Gas sensitivity enhancement in praseodymium-doped cobalt ferrite nanoparticles: investigating humidity effects and palladium synergy

Abstract

The objective of this research is to explore the influence of praseodymium incorporation into cobalt ferrite nanoparticles, derived from sol-gel, on their response to hydrogen gas. Additionally, we investigated the hydroxyl scavenging capacity of praseodymium ions by comparing the results obtained at low relative humidity (RH ~ 20%) and high relative humidity (RH ~ 50%).
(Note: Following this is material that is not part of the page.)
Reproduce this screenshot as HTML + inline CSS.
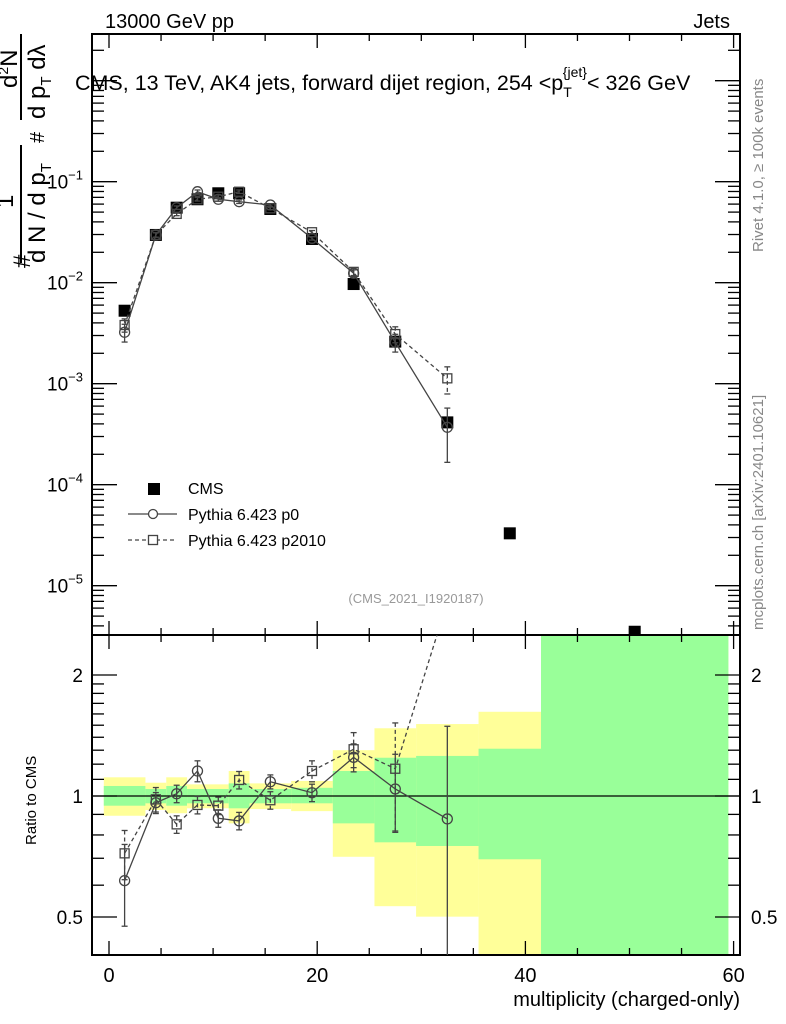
<!DOCTYPE html>
<html><head><meta charset="utf-8"><style>
html,body{margin:0;padding:0;background:#fff;}
svg{display:block;font-family:"Liberation Sans",sans-serif;}
</style></head><body>
<svg id="chart" width="786" height="1024" viewBox="0 0 786 1024" xmlns="http://www.w3.org/2000/svg">
<g id="bands"></g>
<g id="axes"></g>
<g id="series"></g>
<text x="105" y="28" font-size="20">13000 GeV pp</text>
<text x="730" y="28" font-size="20" text-anchor="end">Jets</text>
<text x="75" y="90" font-size="21.5">CMS, 13 TeV, AK4 jets, forward dijet region, 254 &lt;p<tspan font-size="14" dy="7">T</tspan><tspan font-size="14" dx="-9" dy="-20">{jet}</tspan><tspan dy="13">&lt; 326 GeV</tspan></text>
<text x="416" y="603" font-size="13" fill="#999" text-anchor="middle">(CMS_2021_I1920187)</text>
<text transform="translate(763,252) rotate(-90)" font-size="15" fill="#888">Rivet 4.1.0, ≥ 100k events</text>
<text transform="translate(763,630) rotate(-90)" font-size="15" fill="#888">mcplots.cern.ch [arXiv:2401.10621]</text>
<g font-size="24">
<text transform="translate(30,268) rotate(-90)" font-size="24">#</text>
<text transform="translate(13,208) rotate(-90)">1</text>
<line x1="21" y1="263" x2="21" y2="145" stroke="#000" stroke-width="2"/>
<text transform="translate(45,263) rotate(-90)">d N / d p<tspan font-size="15" dy="6">T</tspan></text>
<text transform="translate(44,143) rotate(-90)" font-size="20">#</text>
<text transform="translate(17,88) rotate(-90)">d<tspan font-size="14" dy="-9">2</tspan><tspan dy="9">N</tspan></text>
<line x1="21" y1="120" x2="21" y2="34" stroke="#000" stroke-width="2"/>
<text transform="translate(45,119) rotate(-90)">d p<tspan font-size="15" dy="6">T</tspan><tspan dy="-6"> dλ</tspan></text>
</g>
<text transform="translate(36,845) rotate(-90)" font-size="15">Ratio to CMS</text>
<text x="740" y="1006" font-size="20" text-anchor="end">multiplicity (charged-only)</text>
<g font-size="16">
<rect x="148" y="483" width="12" height="12" fill="#000"/>
<text x="188" y="494">CMS</text>
<line x1="128" y1="514" x2="177" y2="514" stroke="#444" stroke-width="1.3"/>
<circle cx="153" cy="514" r="4.5" fill="#fff" stroke="#444" stroke-width="1.3"/>
<text x="188" y="520">Pythia 6.423 p0</text>
<line x1="128" y1="540" x2="177" y2="540" stroke="#444" stroke-width="1.3" stroke-dasharray="4,3"/>
<rect x="148.5" y="535.5" width="9" height="9" fill="#fff" stroke="#444" stroke-width="1.3"/>
<text x="188" y="546">Pythia 6.423 p2010</text>
</g>
</svg>
<script>
const mult = [1.5,4.5,6.5,8.5,10.5,12.5,15.5,19.5,23.5,27.5,32.5,38.5,50.5];
const cmsVals = [5.28e-3,0.0297,0.0553,0.067,0.0768,0.0768,0.0537,0.0271,0.0097,2.61e-3,4.14e-4,3.3e-5,3.5e-6];
const mcX = [1.5,4.5,6.5,8.5,10.5,12.5,15.5,19.5,23.5,27.5,32.5];
const p0Vals = [3.23e-3,0.0297,0.0553,0.0796,0.067,0.0634,0.0588,0.0275,0.0124,2.57e-3,3.7e-4];
const p0Err = [0.2,0.05,0.04,0.04,0.04,0.04,0.03,0.04,0.08,0.2,0.55];
const p2010Vals = [3.81e-3,0.0297,0.048,0.067,0.071,0.0796,0.0545,0.0316,0.0128,3.1e-3,1.13e-3];
const p2010Err = [0.15,0.05,0.04,0.04,0.04,0.04,0.03,0.04,0.08,0.18,0.3];
const p0Ratio = [0.616,0.962,1.013,1.154,0.880,0.867,1.085,1.019,1.248,1.041,0.877];
const p0RatioErr = [0.23,0.06,0.05,0.06,0.05,0.05,0.04,0.05,0.08,0.22,0.7];
const p2010Ratio = [0.720,0.981,0.850,0.950,0.946,1.096,0.976,1.154,1.307,1.169,3.04];
const p2010RatioErr = [0.14,0.07,0.05,0.05,0.05,0.05,0.05,0.06,0.1,0.3,0.01];
const binEdges = [-0.5,3.5,5.5,7.5,11.5,13.5,17.5,21.5,25.5,29.5,35.5,41.5,59.5];
const yellowUp = [1.113,1.079,1.113,1.069,1.154,1.075,1.09,1.30,1.474,1.51,1.62,3];
const yellowDn = [0.893,0.923,0.906,0.932,0.855,0.928,0.917,0.706,0.532,0.501,0.3,0.3];
const greenUp = [1.059,1.041,1.059,1.041,1.075,1.041,1.048,1.154,1.245,1.258,1.311,3];
const greenDn = [0.946,0.959,0.946,0.959,0.932,0.959,0.959,0.855,0.767,0.751,0.696,0.3];
const xTicks = ['0','20','40','60'];

const NS='http://www.w3.org/2000/svg';
const L=92,R=740,T=34,MB=635,RB=955;
const xS=v=>109+10.41*v;
const yS=v=>181.7-(Math.log10(v)+1)*101;
const rS=v=>796-402*Math.log10(v);
const clampR=y=>Math.max(MB,Math.min(RB,y));
function mk(tag,attrs,parent){const e=document.createElementNS(NS,tag);for(const k in attrs)e.setAttribute(k,attrs[k]);parent.appendChild(e);return e;}
const bands=document.getElementById('bands'),axes=document.getElementById('axes'),ser=document.getElementById('series');

for(let i=0;i<binEdges.length-1;i++){
  const x1=xS(binEdges[i]),x2=xS(binEdges[i+1]);
  const y1=clampR(rS(yellowUp[i])),y2=clampR(rS(yellowDn[i]));
  const b=mk('rect',{x:x1,y:y1,width:x2-x1,height:y2-y1,fill:'#ffff99'},bands);
  
  
  const g1=clampR(rS(greenUp[i])),g2=clampR(rS(greenDn[i]));
  const g=mk('rect',{x:x1,y:g1,width:x2-x1,height:g2-g1,fill:'#99ff99'},bands);
  
  
}
mk('rect',{x:L,y:T,width:R-L,height:MB-T,fill:'none',stroke:'#000','stroke-width':2},axes);
mk('rect',{x:L,y:MB,width:R-L,height:RB-MB,fill:'none',stroke:'#000','stroke-width':2},axes);
mk('line',{x1:L,y1:rS(1),x2:R,y2:rS(1),stroke:'#000','stroke-width':1.3},axes);
for(let v=0;v<=60;v+=5){
  const x=xS(v),len=v%20===0?14:7;
  [[T,1],[MB,-1],[MB,1],[RB,-1]].forEach(([y,d])=>mk('line',{x1:x,y1:y,x2:x,y2:y+d*len,stroke:'#000','stroke-width':1.3},axes));
}
xTicks.forEach(t=>{const e=mk('text',{x:xS(+t),y:982,'font-size':20,'text-anchor':'middle'},axes);e.textContent=t;

});
for(let d=-6;d<=0;d++){for(let m=1;m<10;m++){const v=m*Math.pow(10,d);const y=yS(v);if(y<T||y>MB)continue;const len=m===1?25:12;
mk('line',{x1:L,y1:y,x2:L+len,y2:y,stroke:'#000','stroke-width':1.3},axes);mk('line',{x1:R,y1:y,x2:R-len,y2:y,stroke:'#000','stroke-width':1.3},axes);}}
[-1,-2,-3,-4,-5].forEach(d=>{const e=mk('text',{x:83,y:yS(Math.pow(10,d))+7,'font-size':19,'text-anchor':'end'},axes);
e.innerHTML='10<tspan font-size="13" dy="-9">−'+(-d)+'</tspan>';

});
[0.5,0.6,0.7,0.8,0.9,1,1.1,1.2,1.3,1.4,1.5,1.6,1.7,1.8,1.9,2].forEach(v=>{const y=rS(v);const len=(v===0.5||v===1||v===2)?25:12;
mk('line',{x1:L,y1:y,x2:L+len,y2:y,stroke:'#000','stroke-width':1.3},axes);mk('line',{x1:R,y1:y,x2:R-len,y2:y,stroke:'#000','stroke-width':1.3},axes);});
['2','1','0.5'].forEach(t=>{const y=rS(+t)+7;
const a=mk('text',{x:83,y:y,'font-size':19,'text-anchor':'end'},axes);a.textContent=t;


const b=mk('text',{x:751,y:y,'font-size':19},axes);b.textContent=t;

});

const defs=mk('defs',{},ser);
const c1=mk('clipPath',{id:'cm'},defs);mk('rect',{x:L,y:T,width:R-L,height:MB-T},c1);
const c2=mk('clipPath',{id:'cr'},defs);mk('rect',{x:L,y:MB,width:R-L,height:RB-MB},c2);
const gm=mk('g',{'clip-path':'url(#cm)'},ser),gr=mk('g',{'clip-path':'url(#cr)'},ser);
const col='#444';
function drawMC(g,xs,ys,errs,fy,dash,shape,name){
  const pts=xs.map((x,i)=>xS(x)+','+fy(ys[i])).join(' ');
  const pl=mk('polyline',{points:pts,fill:'none',stroke:col,'stroke-width':1.3,'stroke-dasharray':dash},g);
  
  
  xs.forEach((x,i)=>{const cx=xS(x),cy=fy(ys[i]);const y1=fy(ys[i]*(1+errs[i])),y2=fy(Math.max(1e-9,ys[i]*(1-errs[i])));
    mk('line',{x1:cx,y1:y1,x2:cx,y2:y2,stroke:col,'stroke-width':1.3,'stroke-dasharray':dash},g);
    [y1,y2].forEach(yy=>mk('line',{x1:cx-3,y1:yy,x2:cx+3,y2:yy,stroke:col,'stroke-width':1.3},g));
    let m;
    if(shape==='c')m=mk('circle',{cx:cx,cy:cy,r:5,fill:'none',stroke:col,'stroke-width':1.3},g);
    else m=mk('rect',{x:cx-4.5,y:cy-4.5,width:9,height:9,fill:'none',stroke:col,'stroke-width':1.3},g);
    
    
  });
}
mult.forEach((x,i)=>{const r=mk('rect',{x:xS(x)-6,y:yS(cmsVals[i])-6,width:12,height:12,fill:'#000'},gm);

});
drawMC(gm,mcX,p0Vals,p0Err,yS,'none','c','p0');
drawMC(gm,mcX,p2010Vals,p2010Err,yS,'4,3','s','p2010');
drawMC(gr,mcX,p0Ratio,p0RatioErr,rS,'none','c','p0-ratio');
drawMC(gr,mcX,p2010Ratio,p2010RatioErr,rS,'4,3','s','p2010-ratio');
</script>
</body></html>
Our findings revealed that the optimal gas sensing properties of the CoFe_2 − xPr_xO₄ semiconductor (where x = 0, 0.02, 0.04, 0.06) were achieved with a Pr concentration of 0.02 at a working temperature of 300 °C. Scanning electron microscopy and mapping Energy-dispersive X-ray spectroscopy (EDS) analysis of Pr-doped CoFe₂O₄ nanoparticles provided evidence for the existence of a secondary phase at higher Pr concentrations, which impacted gas-sensing performance when x > 0.02. Furthermore, the addition of palladium proved to be effective in enhancing the moisture-resistant gas-sensing properties of the CoFe_1.98Pr_0.02O₄ gas sensor. The synergistic interaction between palladium and praseodymium ions was responsible for the observed enhanced anti-humidity and hydrogen gas detection characteristics.